What is a Respect Club and why was it started?
A Respect Club™ is a high school club that teaches, encourages, and recognizes respect in a fun way. When you walk through the doors of a school in a school district with a Respect Club and start to interact with the staff and students, you immediately sense that something is different, something is special. Before long you figure out what it is - everyone treats each other and their jobs with respect and because of that, the school is filled with energy and joy.
The club was started in 2014 to help address a major problem that's been around for way too long - the low level of respect in our society. More specifically, there are not enough strong people in the world who respect their
job, others, and themselves the way they should - and because of this a myriad
of symptoms of the problem exist - things like bullying, school
underachievement, racism, violence,
poverty, abuse, divorce, drug use, suicide, etc. As educators, our opinion is that we have a "Respect Crisis."

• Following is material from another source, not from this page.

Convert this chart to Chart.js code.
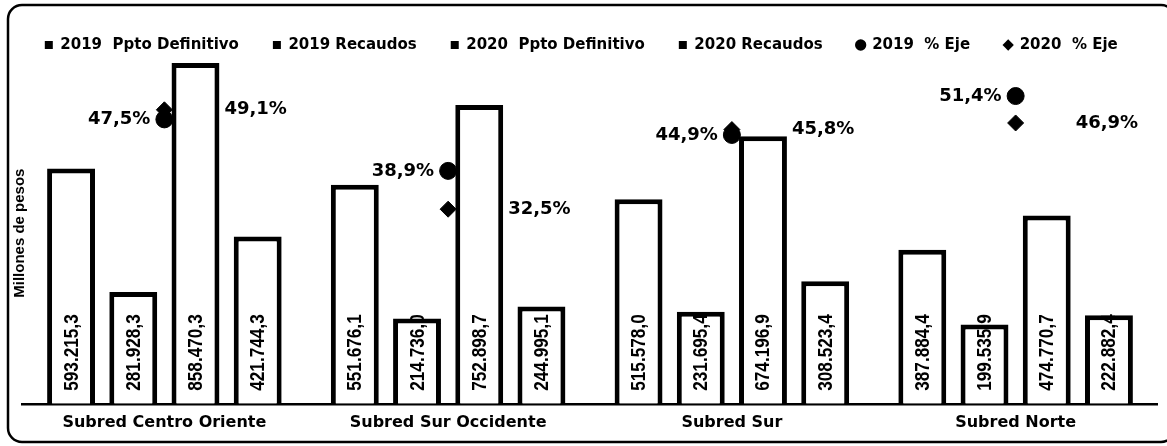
<!DOCTYPE html>
<html>
<head>
<meta charset="utf-8">
<script src="https://cdn.jsdelivr.net/npm/chart.js@4"></script>
<style>
html, body { margin: 0; padding: 0; background: #fff; }
#caja { width: 1167px; height: 446px; position: relative; }
</style>
</head>
<body>
<div id="caja"><canvas id="myChart"></canvas></div>
<script>
// datos (millones de pesos)
var subredes = ['Subred Centro Oriente', 'Subred Sur Occidente', 'Subred Sur', 'Subred Norte']
var ppto2019 = [593215.3, 551676.1, 515578.0, 387884.4]
var recaudo2019 = [281928.3, 214736.0, 231695.4, 199535.9]
var ppto2020 = [858470.3, 752898.7, 674196.9, 474770.7]
var recaudo2020 = [421744.3, 244995.1, 308523.4, 222882.4]
var eje2019 = [47.5, 38.9, 44.9, 51.4]
var eje2020 = [49.1, 32.5, 45.8, 46.9]
var nombres = ['2019  Ppto Definitivo', '2019 Recaudos', '2020  Ppto Definitivo', '2020 Recaudos', '2019  % Eje', '2020  % Eje']

// 593215.3 -> "593.215,3"
function miles(v) {
  var p = v.toFixed(1).split('.')
  return p[0].replace(/\B(?=(\d{3})+(?!\d))/g, '.') + ',' + p[1]
}
function pct(v) {
  return v.toFixed(1).replace('.', ',') + '%'
}

var gothic = '"DejaVu Sans", sans-serif'
var narrow = '"Liberation Sans Narrow", "Arial Narrow", "Liberation Sans", sans-serif'

// marco redondeado alrededor del grafico
var marco = {
  id: 'marco',
  beforeDraw: function(chart) {
    var c = chart.ctx
    c.save()
    c.lineWidth = 2.5
    c.strokeStyle = '#000'
    c.beginPath()
    c.roundRect(8, 5, chart.width, chart.height - 9, 14)
    c.stroke()
    c.restore()
  }
}

// etiquetas de valores (barras verticales) y porcentajes
var etiquetas = {
  id: 'etiquetas',
  afterDatasetsDraw: function(chart) {
    var c = chart.ctx
    c.save()
    c.fillStyle = '#000'
    chart.data.datasets.forEach(function(ds, i) {
      var meta = chart.getDatasetMeta(i)
      meta.data.forEach(function(el, j) {
        if (i < 4) {
          c.save()
          c.translate(el.x, el.base - 13)
          c.rotate(-Math.PI / 2)
          c.scale(0.86, 1)
          c.font = 'bold 20px ' + narrow
          c.textAlign = 'left'
          c.textBaseline = 'middle'
          c.fillText(miles(ds.data[j]), 0, 1)
          c.restore()
        } else {
          c.font = 'bold 18px ' + gothic
          c.textBaseline = 'middle'
          if (i == 4) {
            c.textAlign = 'right'
            c.fillText(pct(ds.data[j]), el.x - 14, el.y)
          } else {
            c.textAlign = 'left'
            c.fillText(pct(ds.data[j]), el.x + 60, el.y)
          }
        }
      })
    })
    c.restore()
  }
}

function barra(nombre, datos) {
  return {
    label: nombre,
    data: datos,
    backgroundColor: '#fff',
    borderColor: '#000',
    borderWidth: 5,
    categoryPercentage: 0.877,
    barPercentage: 0.77,
    yAxisID: 'y'
  }
}
function punto(nombre, datos, estilo, radio) {
  return {
    type: 'line',
    label: nombre,
    data: datos,
    showLine: false,
    pointStyle: estilo,
    pointRadius: radio,
    pointHoverRadius: radio,
    pointBackgroundColor: '#000',
    pointBorderColor: '#000',
    yAxisID: 'y2'
  }
}

var ctx = document.getElementById('myChart')
new Chart(ctx, {
  type: 'bar',
  data: {
    labels: subredes,
    datasets: [
      barra(nombres[0], ppto2019),
      barra(nombres[1], recaudo2019),
      barra(nombres[2], ppto2020),
      barra(nombres[3], recaudo2020),
      punto(nombres[4], eje2019, 'circle', 8.5),
      punto(nombres[5], eje2020, 'rectRot', 8)
    ]
  },
  options: {
    responsive: true,
    maintainAspectRatio: false,
    animation: false,
    layout: { padding: { left: 0, right: 4.5, top: 3.5, bottom: 5 } },
    plugins: {
      legend: {
        position: 'top',
        labels: {
          usePointStyle: true,
          boxWidth: 8,
          boxHeight: 8,
          padding: 34,
          color: '#000',
          font: { family: gothic, weight: 'bold', size: 15 },
          generateLabels: function(chart) {
            return chart.data.datasets.map(function(ds, i) {
              return {
                text: ds.label,
                fillStyle: '#000',
                strokeStyle: '#000',
                lineWidth: 0,
                fontColor: '#000',
                pointStyle: i < 4 ? 'rect' : ds.pointStyle,
                datasetIndex: i
              }
            })
          }
        }
      },
      tooltip: { enabled: false }
    },
    scales: {
      x: {
        grid: { display: false, drawTicks: false },
        border: { display: true, color: '#000', width: 2.5 },
        ticks: {
          color: '#000',
          padding: 9,
          maxRotation: 0,
          autoSkip: false,
          font: { family: gothic, weight: 'bold', size: 16 }
        }
      },
      y: {
        min: 0,
        max: 860000,
        ticks: { display: false },
        grid: { display: false },
        border: { display: false },
        title: {
          display: true,
          text: 'Millones de pesos',
          color: '#000',
          padding: { top: 11, bottom: 0 },
          font: { family: narrow, weight: 'bold', size: 15 }
        },
        afterFit: function(s) { s.width = 22.5 }
      },
      y2: {
        display: false,
        position: 'right',
        min: 0,
        max: 57
      }
    }
  },
  plugins: [marco, etiquetas]
})
</script>
</body>
</html>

Members of the high school Respect Club, with help from their adviser, develop and implement an annual plan to model, teach, encourage, and recognize respect every day in positive manner. The goal is to have respect permeate every aspect of the operation of the school district. (We provide free suggestions for your plan.) The plan has four parts:
1. How do we model respect?
What is the plan for encouraging every faculty and staff member to model what respect for your job, others, and yourself looks like on a daily basis? (When every faculty and staff person puts in the effort to model respect daily, it makes it more likely that students will respect their job, others and themselves.)

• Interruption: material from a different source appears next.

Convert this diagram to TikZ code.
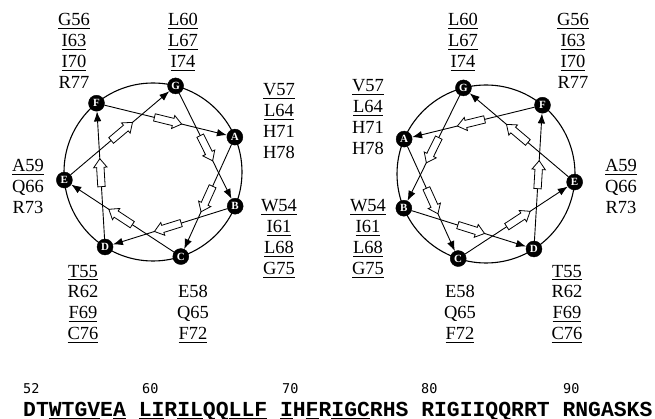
\documentclass[tikz,border=0pt]{standalone}
\usepackage{fontspec}
\setmainfont{Liberation Serif}
\newfontfamily\seqfont{Liberation Mono}
\newfontfamily\numfont{DejaVu Sans Mono}
\usetikzlibrary{arrows.meta,shapes.arrows}
\newbox\ulbox
\newcommand\uln[1]{\setbox\ulbox\hbox{#1}\rlap{\rule[-3.4pt]{\wd\ulbox}{1.1pt}}\box\ulbox}
\newcommand\sul[1]{\setbox\ulbox\hbox{#1}\rlap{\rule[-2.8pt]{\wd\ulbox}{0.8pt}}\box\ulbox}
\newcommand\labblock[4]{%
  \foreach \t [count=\k] in {#4}
    \node[lab] (#1-\k) at (#2,{#3+20.8*(\k-1)}) {\t};}
\tikzset{
  res/.style={circle, fill=black, draw=black, text=white, minimum size=16pt,
    inner sep=0pt, font=\fontsize{11}{11}\selectfont\bfseries},
  chord/.style={line width=0.9pt, -{Latex[length=10pt,width=7.5pt]}},
  hollow/.style={single arrow, draw=black, fill=white, line width=0.8pt,
    minimum height=28pt, inner xsep=0pt, inner ysep=3.3pt,
    single arrow head extend=3pt, single arrow tip angle=75,
    sloped, allow upside down, pos=0.5},
  lab/.style={anchor=base, inner sep=0pt, font=\fontsize{18.5}{21}\selectfont},
  wheel/.style={line width=1.1pt},
  seqtext/.style={anchor=base west, inner sep=0pt,
    font=\seqfont\bfseries\fontsize{21.4}{21.4}\selectfont},
  num/.style={anchor=base west, inner sep=0pt,
    font=\numfont\fontsize{13.5}{13.5}\selectfont},
}
\begin{document}
\begin{tikzpicture}[x=1pt,y=-1pt]
\useasboundingbox (0,0) rectangle (655,419);

% ---------- left wheel ----------
\coordinate (lO) at (153,172);
\draw[wheel] (lO) circle[radius=89];
\path (lO) ++(-75.3:89)  node[res] (lG) {G};
\path (lO) ++(-129.4:89) node[res] (lF) {F};
\path (lO) ++(-23.1:89)  node[res] (lA) {A};
\path (lO) ++(22.6:89)   node[res] (lB) {B};
\path (lO) ++(71.8:89)   node[res] (lC) {C};
\path (lO) ++(122.6:89)  node[res] (lD) {D};
\path (lO) ++(174.8:89)  node[res] (lE) {E};
\draw[chord] (lF) -- node[hollow] (lhFA) {} (lA);
\draw[chord] (lA) -- node[hollow] (lhAC) {} (lC);
\draw[chord] (lC) -- node[hollow] (lhCE) {} (lE);
\draw[chord] (lE) -- node[hollow] (lhEG) {} (lG);
\draw[chord] (lG) -- node[hollow] (lhGB) {} (lB);
\draw[chord] (lB) -- node[hollow] (lhBD) {} (lD);
\draw[chord] (lD) -- node[hollow] (lhDF) {} (lF);

\labblock{lG56}{74}{26}{\uln{G56},\uln{I63},\uln{I70},R77}
\labblock{lL60}{183}{26}{\uln{L60},\uln{L67},\uln{I74}}
\labblock{lV57}{279}{96}{\uln{V57},\uln{L64},H71,H78}
\labblock{lA59}{28}{172}{\uln{A59},Q66,R73}
\labblock{lW54}{279}{212}{\uln{W54},\uln{I61},\uln{L68},\uln{G75}}
\labblock{lT55}{83}{277}{\uln{T55},R62,\uln{F69},\uln{C76}}
\labblock{lE58}{193}{298}{E58,Q65,\uln{F72}}

% ---------- right wheel ----------
\coordinate (rO) at (486,174);
\draw[wheel] (rO) circle[radius=89];
\path (rO) ++(-104.7:89) node[res] (rG) {G};
\path (rO) ++(-50.6:89)  node[res] (rF) {F};
\path (rO) ++(-156.9:89) node[res] (rA) {A};
\path (rO) ++(157.4:89)  node[res] (rB) {B};
\path (rO) ++(108.2:89)  node[res] (rC) {C};
\path (rO) ++(57.4:89)   node[res] (rD) {D};
\path (rO) ++(5.2:89)    node[res] (rE) {E};
\draw[chord] (rF) -- node[hollow] (rhFA) {} (rA);
\draw[chord] (rA) -- node[hollow] (rhAC) {} (rC);
\draw[chord] (rC) -- node[hollow] (rhCE) {} (rE);
\draw[chord] (rE) -- node[hollow] (rhEG) {} (rG);
\draw[chord] (rG) -- node[hollow] (rhGB) {} (rB);
\draw[chord] (rB) -- node[hollow] (rhBD) {} (rD);
\draw[chord] (rD) -- node[hollow] (rhDF) {} (rF);

\labblock{rL60}{463}{26}{\uln{L60},\uln{L67},\uln{I74}}
\labblock{rG56}{573}{26}{\uln{G56},\uln{I63},\uln{I70},R77}
\labblock{rV57}{368}{92}{\uln{V57},\uln{L64},H71,H78}
\labblock{rA59}{621}{172}{\uln{A59},Q66,R73}
\labblock{rW54}{368}{212}{\uln{W54},\uln{I61},\uln{L68},\uln{G75}}
\labblock{rE58}{460}{298}{E58,Q65,\uln{F72}}
\labblock{rT55}{567}{277}{\uln{T55},R62,\uln{F69},\uln{C76}}

% ---------- sequence ----------
\node[num] (n52) at (23,393) {52};
\node[num] (n60) at (142,393) {60};
\node[num] (n70) at (282,393) {70};
\node[num] (n80) at (421,393) {80};
\node[num] (n90) at (563,393) {90};
\node[seqtext] (seq) at (23,416)
  {DT\sul{WTGV}E\sul{A} \sul{LI}R\sul{IL}QQ\sul{LLF} \sul{I}H\sul{F}R\sul{IGC}RHS RIGIIQQRRT RNGASKS};
\end{tikzpicture}
\end{document}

2. How do we teach respect?
What is the quarterly or month by month plan for teaching students how to respect their job, others, and themselves in a fun way? What Respect Club assemblies or videos do we feel will be the most helpful for our students this year?
3. How do we encourage respect?
What is the plan for encouraging students to have strong respect for their job, others, and themselves? It is one thing to teach students about how to respect, it is another to encourage them in a positive, enthusiastic manner to respect on a daily basis. (We have to be sure that students of all ages can answer the question, "If I respect my job, others, and myself - what's in it for me?")
4. How do we recognize respect?
What is the plan for recognizing students who respect their job, others, and themselves? (If we believe respect is very important, we have to make recognition a big deal.)